The six events in the screening series take feminist film and video work as constitutive of archival futures; a future imperfect: what will be seen to have been. The films and videos in these programs come from the last three decades of the 20th century, when feminist political organizing was inextricable with women’s cultural production.
This screening series emerges from the SSHRC-funded project “The Personal is Digital: Remediating and Digitizing Canada’s Intergenerational Feminist & Queer Media Heritage”, co-directed by Drs. Marusya Bociurkiw and Jonathon Petrychyn, with additional curation by Lexie Corbett and administration by Em Barton.
Our screenings include conversation with the artists post-screening.
Check out our trailer for a sneak-peek at our programming.
Our Events

This is the Feminist Archive:
Bodies at Risk
September 20, 2024
The Commons @ 401 Richmond St W, Toronto
“Feminist videos from the 1980s and 90s present us with an uncanny sense of history repeating itself. The context of these works of female-born or masculine female bodies-at-risk is not always explicit. Perhaps we can see it now: a message to the future.” – Maruysa Bociurkiw
We were honoured to welcome filmmaker and artist, Helen Lee, in conversation post screening.
This is the Feminist Archive:
Fantasy/Media/Memory
October 24, 2024
The Commons @ 401 Richmond St W, Toronto
“This program features film and video that take media and memory as their subject. It focuses particularly on non-narrative experimental art works that explore how feminism is broken down and reworked relative to photography and the cinematic image”
We welcomed artists Marnie Parrell and Elizabeth Chitty, in conversation post screening.
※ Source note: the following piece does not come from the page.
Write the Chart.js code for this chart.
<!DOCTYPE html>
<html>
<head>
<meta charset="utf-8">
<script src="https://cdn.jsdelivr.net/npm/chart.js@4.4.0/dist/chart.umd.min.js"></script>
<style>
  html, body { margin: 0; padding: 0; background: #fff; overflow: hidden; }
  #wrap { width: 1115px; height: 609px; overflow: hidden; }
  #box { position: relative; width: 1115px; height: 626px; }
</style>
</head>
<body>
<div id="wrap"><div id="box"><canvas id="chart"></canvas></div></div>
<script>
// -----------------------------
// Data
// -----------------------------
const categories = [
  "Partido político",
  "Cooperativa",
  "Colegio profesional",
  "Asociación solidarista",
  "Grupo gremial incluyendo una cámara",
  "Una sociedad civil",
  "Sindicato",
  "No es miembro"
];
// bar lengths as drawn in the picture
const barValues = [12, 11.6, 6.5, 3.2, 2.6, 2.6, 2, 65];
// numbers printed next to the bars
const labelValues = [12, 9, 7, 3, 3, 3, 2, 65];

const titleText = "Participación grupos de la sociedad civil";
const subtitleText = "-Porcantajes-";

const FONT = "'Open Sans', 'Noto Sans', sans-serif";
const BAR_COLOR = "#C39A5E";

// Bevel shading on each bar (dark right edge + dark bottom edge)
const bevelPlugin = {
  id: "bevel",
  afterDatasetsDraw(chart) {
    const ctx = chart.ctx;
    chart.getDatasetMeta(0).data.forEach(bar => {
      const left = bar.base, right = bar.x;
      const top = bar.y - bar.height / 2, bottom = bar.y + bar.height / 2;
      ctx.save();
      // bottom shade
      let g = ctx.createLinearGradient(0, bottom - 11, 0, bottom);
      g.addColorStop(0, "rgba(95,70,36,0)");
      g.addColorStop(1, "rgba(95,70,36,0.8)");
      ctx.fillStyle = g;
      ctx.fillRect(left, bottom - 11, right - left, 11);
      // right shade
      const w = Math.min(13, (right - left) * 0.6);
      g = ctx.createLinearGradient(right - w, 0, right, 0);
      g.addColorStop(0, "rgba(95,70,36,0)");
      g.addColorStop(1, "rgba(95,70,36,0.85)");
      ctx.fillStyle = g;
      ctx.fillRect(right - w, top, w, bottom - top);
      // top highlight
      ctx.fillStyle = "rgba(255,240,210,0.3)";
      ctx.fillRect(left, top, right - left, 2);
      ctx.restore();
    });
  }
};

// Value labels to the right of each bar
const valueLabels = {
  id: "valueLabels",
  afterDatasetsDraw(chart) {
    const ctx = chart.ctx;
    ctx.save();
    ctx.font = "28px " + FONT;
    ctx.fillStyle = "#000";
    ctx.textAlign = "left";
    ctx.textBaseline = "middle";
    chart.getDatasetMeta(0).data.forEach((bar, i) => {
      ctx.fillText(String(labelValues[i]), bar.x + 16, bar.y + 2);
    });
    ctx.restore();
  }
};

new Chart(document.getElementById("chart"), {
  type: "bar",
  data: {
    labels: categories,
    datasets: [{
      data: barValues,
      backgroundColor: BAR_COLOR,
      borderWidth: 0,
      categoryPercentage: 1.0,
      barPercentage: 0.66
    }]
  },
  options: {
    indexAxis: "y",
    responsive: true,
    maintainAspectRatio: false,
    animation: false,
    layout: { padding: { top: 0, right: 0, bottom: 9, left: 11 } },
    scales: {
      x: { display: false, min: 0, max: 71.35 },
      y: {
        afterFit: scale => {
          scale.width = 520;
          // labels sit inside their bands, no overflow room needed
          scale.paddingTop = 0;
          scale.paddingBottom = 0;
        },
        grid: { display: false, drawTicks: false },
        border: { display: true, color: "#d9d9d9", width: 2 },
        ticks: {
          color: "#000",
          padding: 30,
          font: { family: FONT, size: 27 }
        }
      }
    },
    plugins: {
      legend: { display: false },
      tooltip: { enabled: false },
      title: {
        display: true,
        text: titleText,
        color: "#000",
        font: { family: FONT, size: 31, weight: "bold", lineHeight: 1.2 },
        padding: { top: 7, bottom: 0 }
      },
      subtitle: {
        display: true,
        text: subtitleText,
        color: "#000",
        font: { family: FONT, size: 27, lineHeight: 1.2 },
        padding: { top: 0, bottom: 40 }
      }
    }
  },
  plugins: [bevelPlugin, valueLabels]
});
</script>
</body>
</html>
This is the Feminist Archive:
Club Classics
November 19, 2024
Deluxe Screening Room/Innis College @ 2 Sussex Ave, Toronto
“Throbbing. Pulsing. Sweating. Clubs and bars have been central spaces for queer and trans people to find and build community. But rapid gentrification and the increasing cost of living are closing what few queer nightlife spaces remain. These videos document Toronto’s lost queer nightlife.”
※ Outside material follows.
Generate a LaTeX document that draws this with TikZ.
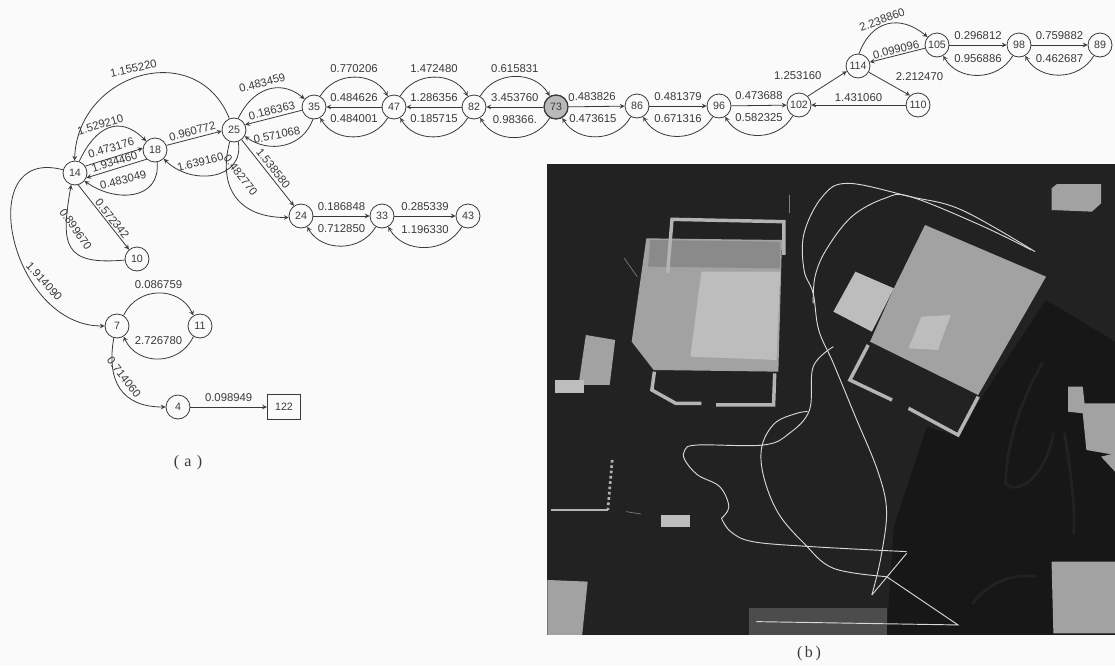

We welcomed artists Judith Doyle, Lilian Radovac, Jorge Lozano, Samuel Lopez, and Kathleen Pirrie Adams for a robust post-screening panel.
This is the Feminist Archive:
The Gloria Tapes
January 23rd, 2025
The Commons @ 401 Richmond St W, Toronto
“This 4-part series, drawing from the aesthetics of the soap opera, was inspired by Lisa Steele’s experience working at a women’s shelter for many years. Combining the self-reflexive strategies of video art at the time, with acute, documentary-like representations of female poverty and resilience, this uncanny work creates of the artist a double, revealing, to both artistic and feminist communities, that which is unfamilar and strange”
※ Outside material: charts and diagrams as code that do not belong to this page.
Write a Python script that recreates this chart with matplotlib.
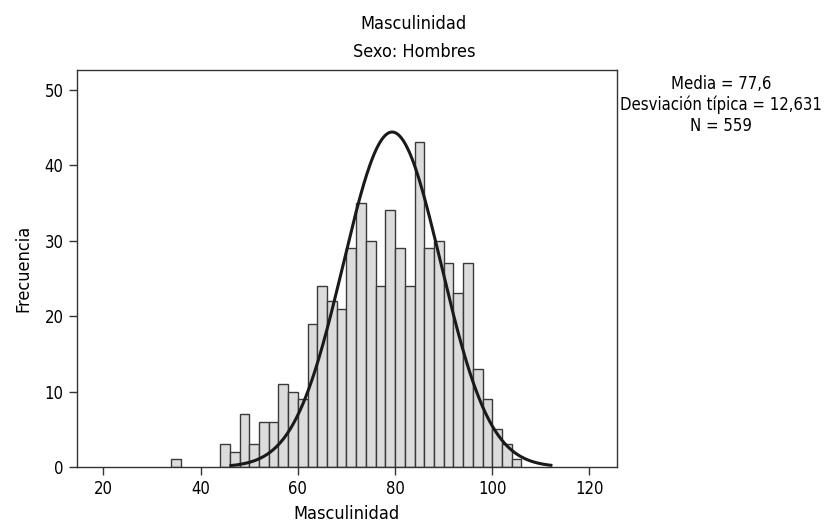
import numpy as np
import matplotlib.pyplot as plt

# histogram bins (centre of each 2-unit bin) and counts
bin_centers = [35, 45, 47, 49, 51, 53, 55, 57, 59, 61, 63, 65, 67, 69, 71, 73,
               75, 77, 79, 81, 83, 85, 87, 89, 91, 93, 95, 97, 99, 101, 103, 105]
counts = [1, 3, 2, 7, 3, 6, 6, 11, 10, 9, 19, 24, 22, 21, 29, 35,
          30, 24, 34, 29, 24, 43, 29, 30, 27, 23, 27, 13, 9, 5, 3, 1]
bin_width = 2

# normal curve as drawn in the chart
curve_mean = 79.4
curve_sd = 10.05
n_total = 559

stats_text = "Media = 77,6\nDesviación típica = 12,631\nN = 559"

plt.rcParams['font.family'] = ['DejaVu Sans']
plt.rcParams['font.stretch'] = 'condensed'

fig = plt.figure(figsize=(8.28, 5.28), dpi=100)
ax = fig.add_axes([76.7/828, 61/528, 540/828, 397/528])

ax.bar(bin_centers, counts, width=bin_width, color='#dcdcdc',
       edgecolor='#3a3a3a', linewidth=1.0)

xs = np.linspace(curve_mean - 3.3*curve_sd, curve_mean + 3.25*curve_sd, 300)
ys = n_total*bin_width/(curve_sd*np.sqrt(2*np.pi))*np.exp(-0.5*((xs - curve_mean)/curve_sd)**2)
ax.plot(xs, ys, color='#1a1a1a', linewidth=2.2)

ax.set_xlim(14.5, 125.6)
ax.set_ylim(0, 52.6)
ax.set_xticks([20, 40, 60, 80, 100, 120])
ax.set_yticks([0, 10, 20, 30, 40, 50])
ax.tick_params(direction='out', length=6, width=1, labelsize=12, color='#333333')
for s in ax.spines.values():
    s.set_linewidth(1.0)
    s.set_color('#333333')

ax.set_xlabel("Masculinidad", fontsize=13, labelpad=5)
ax.set_ylabel("Frecuencia", fontsize=13, labelpad=9)

fig.text(0.5, 1 - 24/528, "Masculinidad", ha='center', va='center', fontsize=13)
fig.text(0.5, 1 - 52/528, "Sexo: Hombres", ha='center', va='center', fontsize=13)

fig.text(721/828, 1 - 105/528, stats_text, ha='center', va='center',
         fontsize=12, linespacing=1.2)

fig.savefig("out.png", dpi=100)
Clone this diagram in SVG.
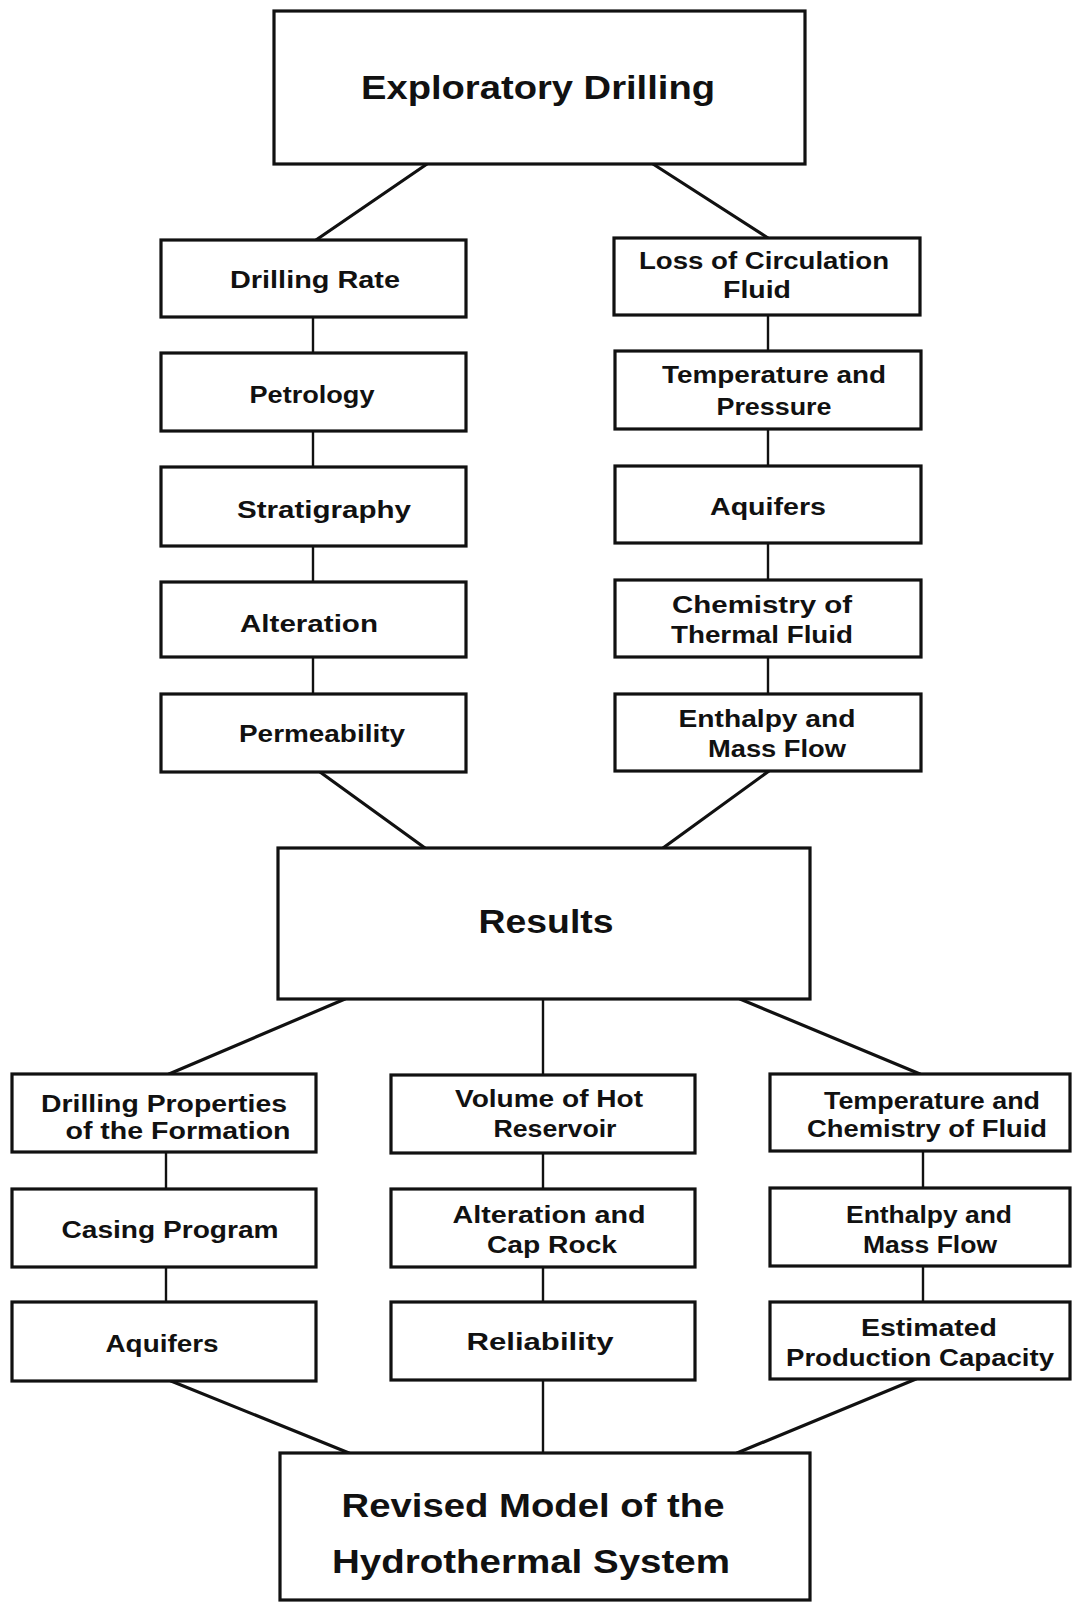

Lisa Steele joined Marusya Bociurkiw on stage for a conversation post screening.


This is the Feminist Archive:
How it Started/Where its Going
March 18, 2025
Deluxe Screening Room/Innis College @ 2 Sussex Ave, Toronto
The fifth event in our series highlighted the past and present work of renowned film and video artists Midi Onodera and Vera Frenkel. Our screening featured Ville – quelle ville?, C’est a qui cette ville?, The Secret Life of Cornelia Lumsden, and Frenkel’s WIP film As if by Chance.
Following the screening, Marusya Bociuriw was joined by Midi Onodera and Vera Frenkel for a conversation with artists and audience.
This is the Feminist Archive:
Feature + Short
May 2nd, 2025
CFMDC’s CineCycle
“Our final event of the season featured Shelley Niro’s Honey Moccasin followed by our new short documentary, Walking the Walk: The Toronto Women’s Bookstore, created in house for the series.
Shelley Niro joined Marusya Bociurkiw via zoom for a conversation post screening.